I'm trying to create a list and then have sub items within that list. The background for list items is yellow (for this example anyway) and the sub items background is orange. Now, this works until I start adding padding (to indent the lists) and that's when IE decides to continue the yellow background of the main list item down through the sub items. I'm sure this is something very simple but I've been going through it now for a while and can't figure it out. Any help would be greatly appreciated.

<!DOCTYPE html PUBLIC "-//W3C//DTD HTML 4.01 Transitional//EN">
<html>
<head>
<style type="text/css" title="text/css">
<!--
ul#options {
padding: 0;
margin: 0;
}

ul#options ul {
padding: 0;
margin: 0;
}

ul#options li {
background-color: yellow;
margin: 0 0 2px;
list-style-type: none;
padding-top: 0;
padding-left: 10px;
padding-right: 0;
}

ul#options ul li {
background-color: orange;
margin: 0 0 2px;
padding: 0 0 0 20px;
}
-->
</style>
<title></title>
</head>
<body>
<ul id="options">
<li class="select"><a href="#">Option 1</a></li>
<ul>
<li><a href="#">Sub option a</a></li>
<li><a href="#">Sub option b</a></li>
<li><a href="#">Sub option c</a></li>
</ul>
</li>
<li><a href="#">Option 2</a></li>
<li><a href="#">Option 2</a></li>
</ul>
</body>
</html>

rocknbil

7:04 pm on Feb 7, 2010 (gmt 0)

WebmasterWorld Senior Member 10+ Year Member



1. You have a half doctype. Use a full doctype to stay in Standards Compliance Mode, Quirks mode will give you unexpected results with some selectors. More about doctypes [webmasterworld.com].
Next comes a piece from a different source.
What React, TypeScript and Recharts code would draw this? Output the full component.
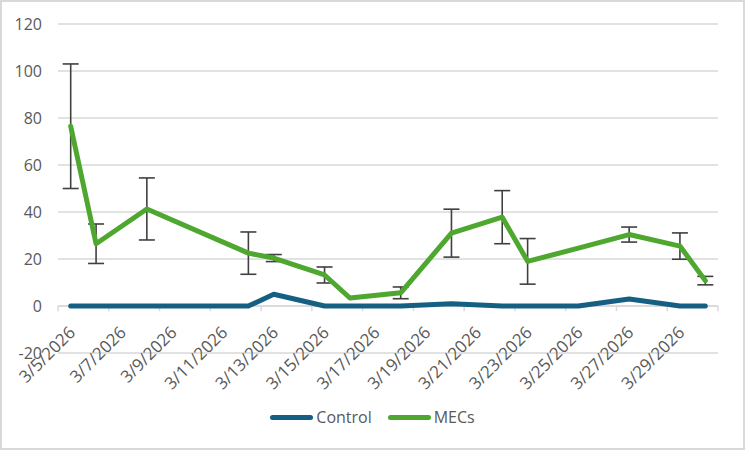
import React from "react";
import {
	LineChart,
	Line,
	XAxis,
	YAxis,
	CartesianGrid,
	ReferenceLine,
	ErrorBar,
} from "recharts";

const sampleDates = [
	"3/5/2026", "3/6/2026", "3/8/2026", "3/12/2026", "3/13/2026",
	"3/15/2026", "3/16/2026", "3/18/2026", "3/20/2026", "3/22/2026",
	"3/23/2026", "3/25/2026", "3/27/2026", "3/29/2026", "3/30/2026",
];
const controlValues = [0, 0, 0, 0, 5, 0, 0, 0, 1, 0, 0, 0, 3, 0, 0];
const mecsValues = [76.5, 26.5, 41.3, 22.5, 20.4, 13.2, 3.4, 5.6, 31, 37.8, 19, 24.6, 30.4, 25.5, 10.8];
const mecsSd = [26.5, 8.4, 13.2, 9, 1.5, 3.4, null, 2.5, 10.2, 11.3, 9.7, null, 3.2, 5.6, 1.8];

const xTickLabels = [
	"3/5/2026", "3/7/2026", "3/9/2026", "3/11/2026", "3/13/2026", "3/15/2026", "3/17/2026",
	"3/19/2026", "3/21/2026", "3/23/2026", "3/25/2026", "3/27/2026", "3/29/2026",
];
const yTicks = [-20, 0, 20, 40, 60, 80, 100, 120];

const CONTROL_COLOR = "#156082";
const MECS_COLOR = "#4ea72e";
const TEXT_COLOR = "#595959";
const GRID_COLOR = "#d9d9d9";
const FONT = "'Open Sans', 'Liberation Sans', sans-serif";

const W = 745;
const H = 450;
const margin = { top: 24, right: 27, bottom: 96, left: 0 };
const yAxisWidth = 58;
const xAxisHeight = 1;

// days counted from the first axis day (3/5/2026)
const toDate = (s: string) => {
	const [m, d, y] = s.split("/").map(Number);
	return new Date(y, m - 1, d);
};
const origin = toDate("3/5/2026").getTime();
const dayIndex = (s: string) => Math.round((toDate(s).getTime() - origin) / 86400000);

const data = sampleDates.map((d, i) => ({
	day: dayIndex(d),
	control: controlValues[i],
	mecs: mecsValues[i],
	sd: mecsSd[i] ?? undefined,
}));

const labelTicks = xTickLabels.map(dayIndex);
const labelByDay = new Map(xTickLabels.map((l) => [dayIndex(l), l]));
// axis runs over 26 day slots, tick marks sit on every second slot edge
const slotEdges = Array.from({ length: 14 }, (_, i) => i * 2 - 0.5);

const plotHeight = H - margin.top - margin.bottom - xAxisHeight;
const zeroOffset = (plotHeight * (0 - yTicks[0])) / (yTicks[yTicks.length - 1] - yTicks[0]);

// date labels hang from the zero line, not from the bottom of the plot
const DateTick = (props: any) => {
	const { x, y, payload } = props;
	const ty = y - zeroOffset + 23;
	const tx = x + 1;
	return (
		<text
			x={tx}
			y={ty}
			transform={`rotate(-45 ${tx} ${ty})`}
			textAnchor="end"
			dominantBaseline="central"
			fill={TEXT_COLOR}
			fontSize={17}
			fontFamily={FONT}
		>
			{labelByDay.get(payload.value)}
		</text>
	);
};

const series = [
	{ name: "Control", color: CONTROL_COLOR },
	{ name: "MECs", color: MECS_COLOR },
];

export default function App() {
	return (
		<div
			style={{
				position: "absolute",
				left: 0,
				top: 0,
				width: W,
				height: H,
				background: "#fff",
				boxShadow: `inset 0 0 0 2px ${GRID_COLOR}`,
				fontFamily: FONT,
			}}
		>
			<LineChart width={W} height={H} data={data} margin={margin}>
				<CartesianGrid vertical={false} stroke={GRID_COLOR} strokeWidth={1.3} />
				<XAxis
					type="number"
					dataKey="day"
					domain={[-0.5, 25.5]}
					ticks={labelTicks}
					interval={0}
					height={xAxisHeight}
					axisLine={false}
					tickLine={false}
					tickSize={0}
					tickMargin={0}
					tick={<DateTick />}
				/>
				<YAxis
					type="number"
					domain={[yTicks[0], yTicks[yTicks.length - 1]]}
					ticks={yTicks}
					interval={0}
					width={yAxisWidth}
					axisLine={false}
					tickLine={false}
					tickSize={0}
					tickMargin={16}
					tick={{ fill: TEXT_COLOR, fontSize: 16, fontFamily: FONT }}
				/>
				<ReferenceLine y={0} stroke={GRID_COLOR} strokeWidth={1.5} />
				{slotEdges.map((e) => (
					<ReferenceLine
						key={e}
						segment={[
							{ x: e, y: 0 },
							{ x: e, y: -2.2 },
						]}
						stroke={GRID_COLOR}
						strokeWidth={1.5}
					/>
				))}
				<Line
					type="linear"
					dataKey="control"
					name="Control"
					stroke={CONTROL_COLOR}
					strokeWidth={5}
					strokeLinecap="round"
					strokeLinejoin="round"
					dot={false}
					isAnimationActive={false}
				/>
				<Line
					type="linear"
					dataKey="mecs"
					name="MECs"
					stroke={MECS_COLOR}
					strokeWidth={5}
					strokeLinecap="round"
					strokeLinejoin="round"
					dot={false}
					isAnimationActive={false}
				>
					<ErrorBar
						dataKey="sd"
						direction="y"
						width={8}
						stroke="#404040"
						strokeWidth={1.6}
						isAnimationActive={false}
					/>
				</Line>
			</LineChart>
			<div
				style={{
					position: "absolute",
					left: 0,
					top: 406,
					width: W,
					display: "flex",
					justifyContent: "center",
					gap: 16,
					fontSize: 16,
					color: TEXT_COLOR,
				}}
			>
				{series.map((s) => (
					<div key={s.name} style={{ display: "flex", alignItems: "center", gap: 3 }}>
						<span
							style={{
								display: "inline-block",
								width: 43,
								height: 5,
								borderRadius: 3,
								background: s.color,
							}}
						/>
						<span>{s.name}</span>
					</div>
				))}
			</div>
		</div>
	);
}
2. (unrelated) Keep the title tag to the top, and title attribute on CSS is not needed (not even sure if it's valid.)

3. You have a ul improperly nested, this is invalid

<ul><li>first item</li>
<ul><li>first nested item</li></ul>
</ul>

This is what you want (You have this, you just have an extra </li>)

<ul><li>first item
<ul><li>first nested item</li></ul></li>
</ul>

4. (Optional approach) With just the changes to the HTML it seems to work in IE, but I've had far better luck zeroing out the LI's and manipulating the anchors instead, I've exaggerated the changes in my version of the CSS for effect.

Working validated example [validator.w3.org]:


<!DOCTYPE html PUBLIC "-//W3C//DTD HTML 4.01
Transitional//EN" "http://www.w3.org/TR/html4/loose.dtd">
<!-- doctype on one line -->
<html lang="en">
<head>
<title>Example</title>
<style type="text/css">
#options,#options li, #options ul, #options ul li {
padding: 0;
margin: 0;
list-style-type: none;
}
/* if you want them spaced out */
#options li, #options ul li { margin: 2px 0 2px 0; }
#options li a {
background-color: yellow;
margin: 0;
display:block;
padding: 3px 4px 6px 12px;
}
#options ul li a {
background-color: orange;
margin: 0;
padding: 3px 4px 6px 48px;
}
</style>
</head>
<body>
<ul id="options">
<li><a href="#">Option 1</a>
<ul>
<li><a href="#">Sub option a</a></li>
<li><a href="#">Sub option b</a></li>
<li><a href="#">Sub option c</a></li>
</ul>
</li>
<li><a href="#">Option 2</a></li>
<li><a href="#">Option 2</a></li>
</ul>
</body>
</html>

greencode

7:30 pm on Feb 7, 2010 (gmt 0)

10+ Year Member Top Contributors Of The Month



Thank you so much for this - it's perfect. With regards to the doc type and title tags - I just very quickly made this example - the actual document has exactly what you've said. Thanks again.